Home insurance renewal, anyone else seeing big jumps this year?

Just had my renewal through from Aviva for the house insurance, up 22% on last year with no claims and no changes to the property. I rang them and got the usual spiel about rising rebuild costs and increased weather event frequency, which I suppose is fair enough in the abstract but doesn’t explain why my specific premium on a post-war semi that has never flooded needs to go up by that much.

I have been running quotes through comparison sites over the weekend and the best I can find is still about 15% more than what I paid last year. LV came in cheapest but with a higher excess than I would like. Admiral were competitive but wanted to add legal cover as a default which I had to manually remove.

Is anyone else seeing this kind of jump? I am wondering whether it is a New Forest thing (we do get a lot of storm damage claims in the wider area) or whether this is just the state of the market generally. The house is brick and tile, no flat roof sections, no history of subsidence. Feels like being penalised for other people’s geography :wink:

Same here, mine went up about 18% with Direct Line. Rang them, said I’d found cheaper, and they knocked £40 off without even asking who the cheaper quote was with. Worth a phone call before you switch. The whole thing feels like a loyalty tax dressed up as actuarial science :slightly_smiling_face:

@halfpenny_doris, good to know that works with Direct Line too. I tried the same tack with Aviva yesterday afternoon, mentioned I had been looking elsewhere, and the best they could do was knock it back to a 14% increase rather than 22%. Still feels steep for a property that has not changed and a customer who has been with them for nine years. I ran it through Compare the Market afterwards and the cheapest equivalent cover came in at £287, which would actually be about £60 less than Aviva’s “reduced” price. The catch is the cheaper one is with an insurer I have never heard of, Homeprotect, and I am slightly wary of going with an unknown name just to save a few quid. Has anyone here used them or is it one of those outfits that is fine until you actually need to claim?
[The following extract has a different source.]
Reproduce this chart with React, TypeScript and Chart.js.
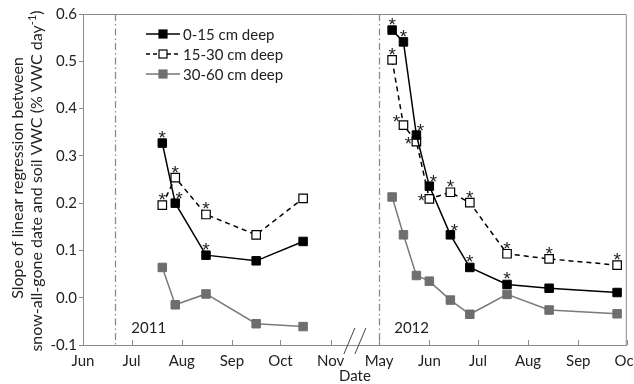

PS. The allotment shed is not covered under any of them, I checked. Apparently it counts as a separate outbuilding. Marvellous.
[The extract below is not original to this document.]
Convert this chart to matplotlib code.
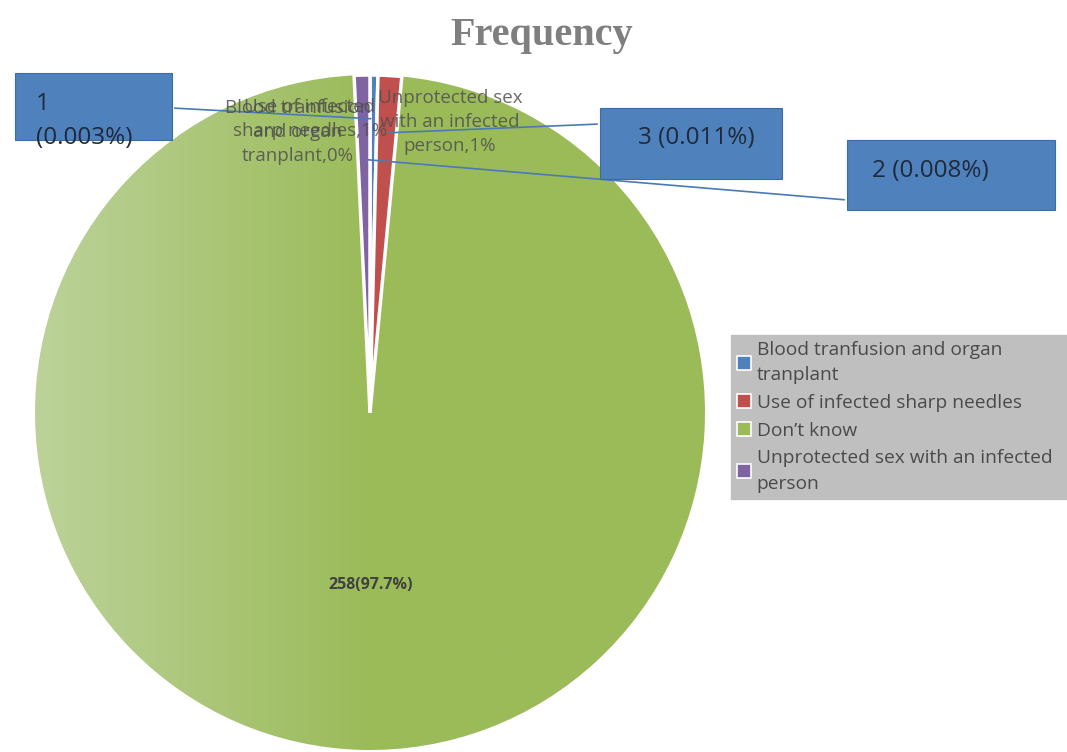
import numpy as np
import matplotlib.pyplot as plt
from matplotlib.patches import Patch
from matplotlib.colors import LinearSegmentedColormap

# data
categories = ["Blood tranfusion and organ\ntranplant",
              "Use of infected sharp needles",
              "Don\u2019t know",
              "Unprotected sex with an infected\nperson"]
counts = [1, 3, 258, 2]
callouts = ["1\n(0.003%)", "3 (0.011%)", "258(97.7%)", "2 (0.008%)"]
slice_labels = ["Blood tranfusion\nand organ\ntranplant,0%",
                "Use of infected\nsharp needles,1%",
                "",
                "Unprotected sex\nwith an infected\nperson,1%"]
colors = ["#4F81BD", "#C0504D", "#9BBB59", "#8064A2"]

W, H = 1067, 752


def fx(x):
    return x / W


def fy(y):
    return 1 - y / H


plt.rcParams["font.family"] = ["Open Sans", "DejaVu Sans"]

fig = plt.figure(figsize=(W / 100, H / 100), dpi=100)
ax = fig.add_axes([fx(35), fy(750), fx(670), 675 / H])

wedges, _ = ax.pie(counts, colors=colors, startangle=90, counterclock=False,
                   wedgeprops=dict(edgecolor="white", linewidth=2.5))

# lighter gradient on the left of the big slice
grad = np.linspace(0, 1, 256).reshape(1, -1)
cmap = LinearSegmentedColormap.from_list("g", ["#BCD29A", "#9BBB59", "#9BBB59"])
im = ax.imshow(grad, extent=[-1, 1, -1, 1], cmap=cmap, aspect="auto", zorder=0.5)
im.set_clip_path(wedges[2])
wedges[2].set_zorder(0.4)
for w in wedges:
    if w is not wedges[2]:
        w.set_zorder(1)
ax.set_xlim(-1.0, 1.0)
ax.set_ylim(-1.0, 1.0)
ax.axis("off")

# title
fig.text(fx(542), fy(35), "Frequency", ha="center", va="center",
         fontsize=29, fontweight="bold", color="#7F7F7F",
         family=["Liberation Serif", "DejaVu Serif"])

# overlapping category labels near the top
lab_pos = [(298, 132), (310, 119), None, (450, 122)]
for lab, pos in zip(slice_labels, lab_pos):
    if pos is None:
        continue
    fig.text(fx(pos[0]), fy(pos[1]), lab, ha="center", va="center",
             fontsize=13.5, color="#4F4F4F", alpha=0.85, linespacing=1.45)

# big slice value label
fig.text(fx(371), fy(585), callouts[2], ha="center", va="center",
         fontsize=11.5, fontweight="bold", color="#404040")

# callout boxes (left, top, right, bottom) in pixels
boxes = {0: (15, 73, 172, 140), 1: (600, 108, 782, 179), 3: (847, 140, 1055, 210)}
line_src = {0: (172, 108), 1: (600, 124), 3: (847, 200)}
line_r = {0: 0.87, 1: 0.83, 3: 0.75}
for i, (l, t, r, b) in boxes.items():
    rect = plt.Rectangle((fx(l), fy(b)), fx(r - l), (b - t) / H,
                         transform=fig.transFigure, facecolor="#4F81BD",
                         edgecolor="#3A6DA8", linewidth=0.8, zorder=3)
    fig.add_artist(rect)
    w = wedges[i]
    ang = np.deg2rad((w.theta1 + w.theta2) / 2)
    xy = (line_r[i] * np.cos(ang), line_r[i] * np.sin(ang))
    sx, sy = line_src[i]
    ax.annotate("", xy=xy, xycoords="data", xytext=(fx(sx), fy(sy)),
                textcoords="figure fraction",
                arrowprops=dict(arrowstyle="-", color="#4A7AB5", lw=1.2),
                zorder=2, annotation_clip=False)

fig.text(fx(36), fy(121), callouts[0], ha="left", va="center", fontsize=17.5,
         color="#1F2A3A", linespacing=1.55, zorder=4)
fig.text(fx(696), fy(138), callouts[1], ha="center", va="center", fontsize=17.5,
         color="#1F2A3A", zorder=4)
fig.text(fx(930), fy(171), callouts[3], ha="center", va="center", fontsize=17.5,
         color="#1F2A3A", zorder=4)

# legend
handles = [Patch(facecolor=c, edgecolor="white", linewidth=1.2) for c in colors]
leg = fig.legend(handles, categories, loc="upper left",
                 bbox_to_anchor=(fx(731), fy(497), fx(336), 162 / H),
                 mode="expand", frameon=True,
                 fancybox=False, facecolor="#BFBFBF", edgecolor="#BFBFBF",
                 framealpha=1, fontsize=13.8, handlelength=0.75, handleheight=0.75,
                 handletextpad=0.3, labelspacing=0.5, borderpad=0.3,
                 borderaxespad=0)
for t in leg.get_texts():
    t.set_color("#4A4A4A")
    t.set_linespacing(1.55)

fig.savefig("out.png", dpi=100, facecolor="white")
Hello, I hope you do not mind a landlord adding a data point to this. We renewed our buildings and landlord liability insurance on the buy to let in Kent last month and it went up by about 27%, which was a real shock as we have never had a claim in the eighteen years we have owned the property. The broker said it was partly driven by subsidence risk being repriced across the south east after last summer, and partly just a general market hardening. We are with a specialist landlord insurer called Just Landlords, and to be fair they have always been easy to deal with, but the premium is now nearly £500 for a fairly modest three bedroom house.
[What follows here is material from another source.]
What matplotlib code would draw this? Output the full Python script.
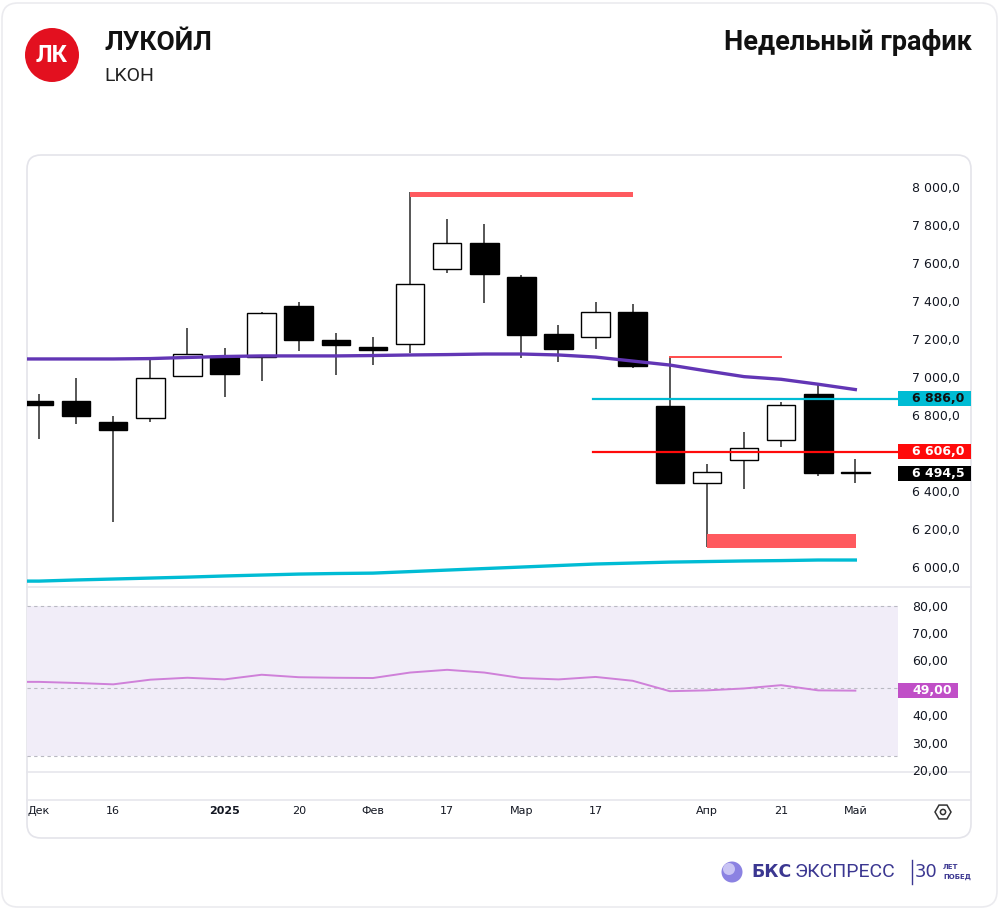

I did look at switching but the quotes for landlord insurance were all within about £30 of each other so there was not much in it. I think the residential market may be slightly more competitive.

Many thanks for starting this thread, it is useful to know we are not the only ones seeing these increases.

@greenwhistle_hants, never heard of Homeprotect but I had a bad experience with a cheap insurer years ago, can’t even remember the name now. Claim took eleven months and they tried to argue the fence was pre-existing damage. Ended up with the ombudsman. Saved about £50 on the premium and lost about £50 worth of sanity. I’d stick with a name you recognise, personally.

Quick update on this. Ended up switching to LV= in the end, which came in at £387 for buildings and contents combined. That is about £140 less than Aviva’s renewal quote and roughly the same cover, though I had to add accidental damage back as an extra. The quote came through their website directly rather than via a comparison site, which was slightly cheaper than the same policy on Compare the Market for some reason I cannot fathom.

I did try Homeprotect as I mentioned upthread but they wanted £450 and the excess was higher, so that was a non-starter. @halfpenny_doris, your point about cheap insurers is well taken. I had a colleague who went with one of the very budget ones and they argued the toss over subsidence cover for about eight months. LV= seem to have a reasonable claims reputation from what I have read, but I suppose you never really know until you need them.

PS. The allotment shed is not covered. I checked.